Le contexte de mobilité des capitaux à l'intérieur ou à l'extérieur accentue les probabilités de déséquilibres d'autant qu'il se combine avec une autonomisation - du moins une autonomisation imaginée 231 ( * ) - de la sphère financière.

A cet égard, la quasi-totalité des chefs d'entreprise auditionnés par vos rapporteurs se sont inscrits dans le courant actuel des réflexions théoriques sur le capitalisme qui s'interroge sur sa cohérence.

En théorie, le profit est justifié par les risques pris par le capital et permet aux capitalistes d'en prendre de nouveaux en investissant.

On connaît la phrase du chancelier allemand Helmut Schmidt justifiant le profit en faisant valoir que : « les profits d'aujourd'hui sont les investissements de demain qui sont les emplois d'après-demain » .

Au demeurant, cet enchaînement n'est pas une simple promesse visant à justifier les profits pour le potentiel d'épargne qu'ils contiennent (du reste, l'épargne peut aussi bien être prélevée sur les salaires), c'est une condition nécessaire à la justification des profits dans une économie où existe un objectif de croissance 232 ( * ) .

Quoi qu'il en soit, pour les personnalités auditionnées par vos rapporteurs, y compris pour les chefs d'entreprise, l'horizon temporel semble s'être tellement rétréci que les profits d'aujourd'hui ne riment plus qu'avec eux-mêmes, les investissements étant désormais considérés comme des ennemis d'un profit de court terme qui, dans le capitalisme financier, seul compterait.

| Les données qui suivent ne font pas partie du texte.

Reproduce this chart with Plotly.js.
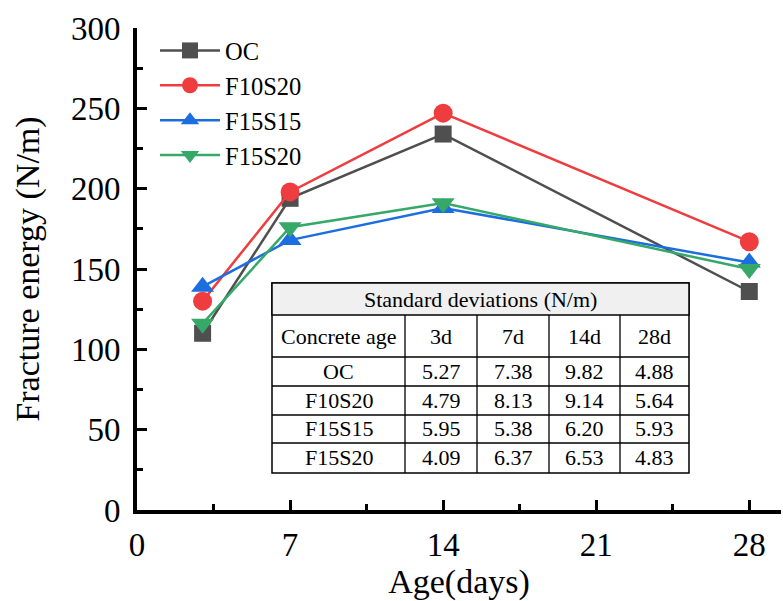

Cette suggestion aboutit à considérer un problème de cohérence du capitalisme qui, pour être microéconomique au départ, concerne au-delà les équilibres macroéconomiques dans leur ensemble .


* 231 Les excès d'endettement à laquelle conduit ce fantasme d'autonomie ont buté sur le réel.

* 232 Lorsqu'on ne se préoccupe pas de la croissance, on peut justifier les profits par la nécessité de constituer une base de rentes. Mais alors les profits ne sont plus justifiés économiquement mais par des considérations sociales, qui à l'examen, sont évidemment contestables.